> **GOAL OF THE EXERCISE**: Skip the pictures. Transcribe the rest of the data below without changing a word.

> **RECORDED INFORMATION**:
.....
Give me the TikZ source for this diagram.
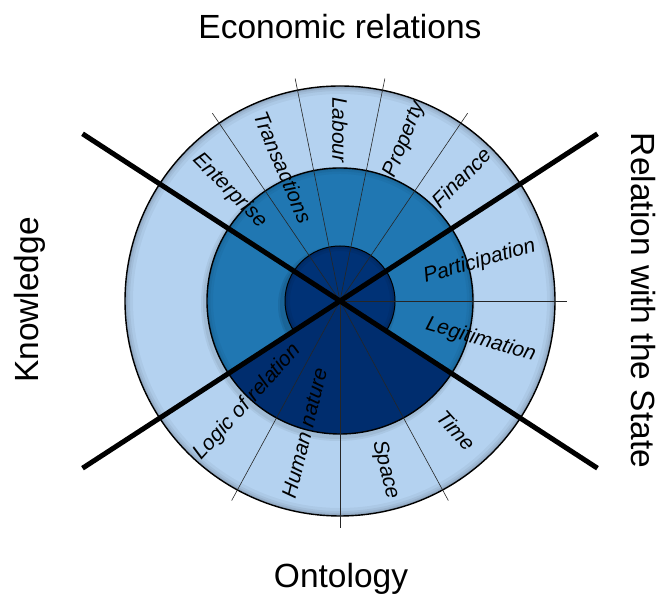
\documentclass[tikz,border=0pt]{standalone}
\usepackage{fontspec}
\setmainfont{Liberation Sans}
\usetikzlibrary{calc}
\definecolor{lightb}{RGB}{180,210,240}
\definecolor{midb}{RGB}{32,119,178}
\definecolor{darkb}{RGB}{0,45,110}
\definecolor{innerb}{RGB}{0,50,118}
\begin{document}
\begin{tikzpicture}[x=1pt,y=1pt,
  lbl/.style={font=\fontsize{21}{21}\selectfont\itshape, inner sep=0pt},
  ttl/.style={font=\fontsize{33.5}{33.5}\selectfont, inner sep=0pt},
  divider/.style={line width=0.6pt, black!85},
  axisline/.style={line width=5pt, black},
  ring/.style={line width=1.4pt, black}]
\useasboundingbox (0,0) rectangle (661,596);
\coordinate (c) at (340,295);
% outer ring
\fill[lightb] (c) circle (215);
\begin{scope}
  \clip (c) circle (215);
  \foreach \w/\o in {16/0.04,10/0.05,6/0.06,3/0.08}
    \draw[line width=\w pt, black, opacity=\o] (c) circle (215);
\end{scope}
\draw[ring] (c) circle (215);
% shadow of middle circle
\foreach \r/\o in {137/0.05,135/0.06}
  \fill[black, opacity=\o] ($(c)+(-2,-3)$) circle (\r);
% middle circle
\fill[midb] (c) circle (133);
\begin{scope}
  \clip (c) circle (133);
  \foreach \w/\o in {12/0.04,7/0.05,3/0.07}
    \draw[line width=\w pt, black, opacity=\o] (c) circle (133);
\end{scope}
% shadow of inner circle
\foreach \r/\o in {59/0.08,57/0.08}
  \fill[black, opacity=\o] ($(c)+(-3,-4)$) circle (\r);
% inner circle
\fill[innerb] (c) circle (55);
\begin{scope}
  \clip (c) circle (55);
  \foreach \w/\o in {10/0.06,5/0.08}
    \draw[line width=\w pt, black, opacity=\o] (c) circle (55);
\end{scope}
\draw[line width=1pt, black] (c) circle (55);
% dark wedge
\fill[darkb] (c) -- ($(c)+(213:133)$) arc[start angle=213, end angle=327, radius=133] -- cycle;
\draw[ring] (c) circle (133);
% thin dividers
\foreach \a in {55.8,78.6,101.4,124.2,0,241.5,270,298.5}
  \draw[divider] (c) -- ($(c)+(\a:227)$);
% thick axis lines
\coordinate (t1) at ($(c)+(147:307)$);
\coordinate (t2) at ($(c)+(-33:307)$);
\coordinate (t3) at ($(c)+(213:307)$);
\coordinate (t4) at ($(c)+(33:307)$);
\draw[axisline] (t1) -- (t2);
\draw[axisline] (t3) -- (t4);
% labels
\node[lbl, rotate=-45] (enterprise) at ($(c)+(135:156)$) {Enterprise};
\node[lbl, rotate=-67] (transactions) at ($(c)+(113:145)$) {Transactions};
\node[lbl, rotate=-90] (labour) at ($(c)+(90:171)$) {Labour};
\node[lbl, rotate=68] (property) at ($(c)+(68:174)$) {Property};
\node[lbl, rotate=45] (finance) at ($(c)+(45.5:173)$) {Finance};
\node[lbl, rotate=16] (participation) at ($(c)+(15.7:145)$) {Participation};
\node[lbl, rotate=-16] (legitimation) at ($(c)+(-15.5:146)$) {Legitimation};
\node[lbl, rotate=47.7] (logic) at ($(c)+(227.7:137)$) {Logic of relation};
\node[lbl, rotate=76] (human) at ($(c)+(255:137)$) {Human nature};
\node[lbl, rotate=-76] (space) at ($(c)+(-75:175)$) {Space};
\node[lbl, rotate=-48] (time) at ($(c)+(-48:174)$) {Time};
% titles
\node[ttl, anchor=base] (econ) at (340,557) {Economic relations};
\node[ttl, anchor=base] (onto) at (341,8) {Ontology};
\node[ttl, anchor=base, rotate=90] (know) at (39,296) {Knowledge};
\node[ttl, anchor=base, rotate=-90] (state) at (631,295.5) {Relation with the State};
\end{tikzpicture}
\end{document}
.....
> **COMPLETE ANSWER**:
Give me the TikZ source for this diagram.
\documentclass[tikz,border=0pt]{standalone}
\usepackage{fontspec}
\setmainfont{Liberation Sans}
\usetikzlibrary{calc}
\definecolor{lightb}{RGB}{180,210,240}
\definecolor{midb}{RGB}{32,119,178}
\definecolor{darkb}{RGB}{0,45,110}
\definecolor{innerb}{RGB}{0,50,118}
\begin{document}
\begin{tikzpicture}[x=1pt,y=1pt,
  lbl/.style={font=\fontsize{21}{21}\selectfont\itshape, inner sep=0pt},
  ttl/.style={font=\fontsize{33.5}{33.5}\selectfont, inner sep=0pt},
  divider/.style={line width=0.6pt, black!85},
  axisline/.style={line width=5pt, black},
  ring/.style={line width=1.4pt, black}]
\useasboundingbox (0,0) rectangle (661,596);
\coordinate (c) at (340,295);
% outer ring
\fill[lightb] (c) circle (215);
\begin{scope}
  \clip (c) circle (215);
  \foreach \w/\o in {16/0.04,10/0.05,6/0.06,3/0.08}
    \draw[line width=\w pt, black, opacity=\o] (c) circle (215);
\end{scope}
\draw[ring] (c) circle (215);
% shadow of middle circle
\foreach \r/\o in {137/0.05,135/0.06}
  \fill[black, opacity=\o] ($(c)+(-2,-3)$) circle (\r);
% middle circle
\fill[midb] (c) circle (133);
\begin{scope}
  \clip (c) circle (133);
  \foreach \w/\o in {12/0.04,7/0.05,3/0.07}
    \draw[line width=\w pt, black, opacity=\o] (c) circle (133);
\end{scope}
% shadow of inner circle
\foreach \r/\o in {59/0.08,57/0.08}
  \fill[black, opacity=\o] ($(c)+(-3,-4)$) circle (\r);
% inner circle
\fill[innerb] (c) circle (55);
\begin{scope}
  \clip (c) circle (55);
  \foreach \w/\o in {10/0.06,5/0.08}
    \draw[line width=\w pt, black, opacity=\o] (c) circle (55);
\end{scope}
\draw[line width=1pt, black] (c) circle (55);
% dark wedge
\fill[darkb] (c) -- ($(c)+(213:133)$) arc[start angle=213, end angle=327, radius=133] -- cycle;
\draw[ring] (c) circle (133);
% thin dividers
\foreach \a in {55.8,78.6,101.4,124.2,0,241.5,270,298.5}
  \draw[divider] (c) -- ($(c)+(\a:227)$);
% thick axis lines
\coordinate (t1) at ($(c)+(147:307)$);
\coordinate (t2) at ($(c)+(-33:307)$);
\coordinate (t3) at ($(c)+(213:307)$);
\coordinate (t4) at ($(c)+(33:307)$);
\draw[axisline] (t1) -- (t2);
\draw[axisline] (t3) -- (t4);
% labels
\node[lbl, rotate=-45] (enterprise) at ($(c)+(135:156)$) {Enterprise};
\node[lbl, rotate=-67] (transactions) at ($(c)+(113:145)$) {Transactions};
\node[lbl, rotate=-90] (labour) at ($(c)+(90:171)$) {Labour};
\node[lbl, rotate=68] (property) at ($(c)+(68:174)$) {Property};
\node[lbl, rotate=45] (finance) at ($(c)+(45.5:173)$) {Finance};
\node[lbl, rotate=16] (participation) at ($(c)+(15.7:145)$) {Participation};
\node[lbl, rotate=-16] (legitimation) at ($(c)+(-15.5:146)$) {Legitimation};
\node[lbl, rotate=47.7] (logic) at ($(c)+(227.7:137)$) {Logic of relation};
\node[lbl, rotate=76] (human) at ($(c)+(255:137)$) {Human nature};
\node[lbl, rotate=-76] (space) at ($(c)+(-75:175)$) {Space};
\node[lbl, rotate=-48] (time) at ($(c)+(-48:174)$) {Time};
% titles
\node[ttl, anchor=base] (econ) at (340,557) {Economic relations};
\node[ttl, anchor=base] (onto) at (341,8) {Ontology};
\node[ttl, anchor=base, rotate=90] (know) at (39,296) {Knowledge};
\node[ttl, anchor=base, rotate=-90] (state) at (631,295.5) {Relation with the State};
\end{tikzpicture}
\end{document}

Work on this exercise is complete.